Instruction | Without the pictures, return each record as it appears.

Entries from a dataset |
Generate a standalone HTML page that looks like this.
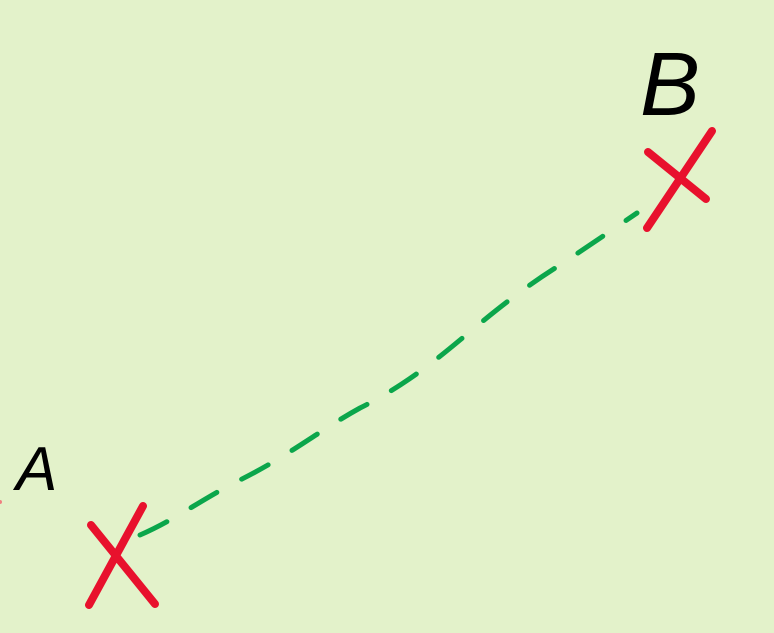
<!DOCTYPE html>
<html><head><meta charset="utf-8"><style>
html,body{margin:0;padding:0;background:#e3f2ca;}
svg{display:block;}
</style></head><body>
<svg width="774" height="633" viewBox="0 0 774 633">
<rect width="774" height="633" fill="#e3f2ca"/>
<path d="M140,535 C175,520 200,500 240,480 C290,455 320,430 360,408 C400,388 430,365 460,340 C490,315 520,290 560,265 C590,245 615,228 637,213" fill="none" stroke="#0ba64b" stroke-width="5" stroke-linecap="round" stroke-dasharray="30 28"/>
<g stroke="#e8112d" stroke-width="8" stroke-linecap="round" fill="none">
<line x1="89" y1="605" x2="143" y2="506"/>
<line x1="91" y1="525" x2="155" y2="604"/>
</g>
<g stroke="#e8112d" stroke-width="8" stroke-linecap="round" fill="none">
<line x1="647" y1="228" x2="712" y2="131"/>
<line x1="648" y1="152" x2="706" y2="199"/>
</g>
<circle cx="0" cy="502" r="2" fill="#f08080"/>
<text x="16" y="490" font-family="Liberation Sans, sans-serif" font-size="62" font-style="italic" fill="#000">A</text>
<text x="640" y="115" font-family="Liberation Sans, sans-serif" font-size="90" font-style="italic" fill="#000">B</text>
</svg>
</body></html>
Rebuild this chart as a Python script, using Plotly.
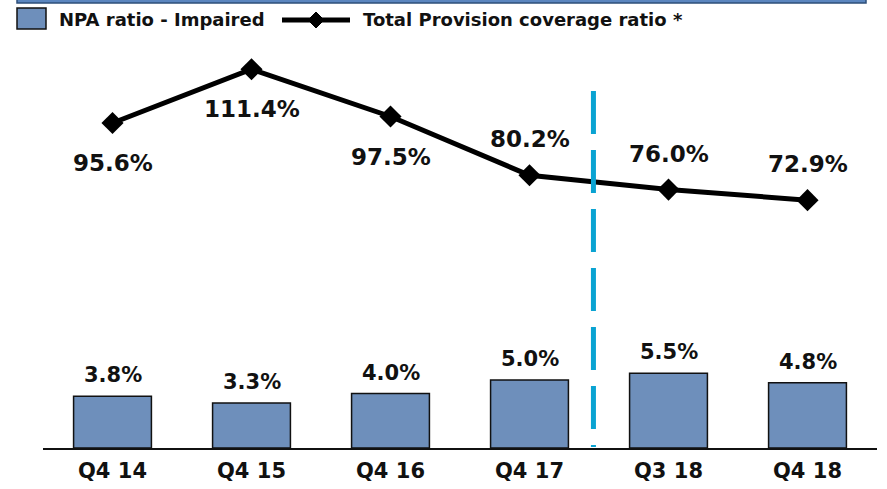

Response to the task |
Generate a standalone HTML page that looks like this.
<!DOCTYPE html>
<html><head><meta charset="utf-8"><style>
html,body{margin:0;padding:0;background:#e3f2ca;}
svg{display:block;}
</style></head><body>
<svg width="774" height="633" viewBox="0 0 774 633">
<rect width="774" height="633" fill="#e3f2ca"/>
<path d="M140,535 C175,520 200,500 240,480 C290,455 320,430 360,408 C400,388 430,365 460,340 C490,315 520,290 560,265 C590,245 615,228 637,213" fill="none" stroke="#0ba64b" stroke-width="5" stroke-linecap="round" stroke-dasharray="30 28"/>
<g stroke="#e8112d" stroke-width="8" stroke-linecap="round" fill="none">
<line x1="89" y1="605" x2="143" y2="506"/>
<line x1="91" y1="525" x2="155" y2="604"/>
</g>
<g stroke="#e8112d" stroke-width="8" stroke-linecap="round" fill="none">
<line x1="647" y1="228" x2="712" y2="131"/>
<line x1="648" y1="152" x2="706" y2="199"/>
</g>
<circle cx="0" cy="502" r="2" fill="#f08080"/>
<text x="16" y="490" font-family="Liberation Sans, sans-serif" font-size="62" font-style="italic" fill="#000">A</text>
<text x="640" y="115" font-family="Liberation Sans, sans-serif" font-size="90" font-style="italic" fill="#000">B</text>
</svg>
</body></html>
Rebuild this chart as a Python script, using Plotly.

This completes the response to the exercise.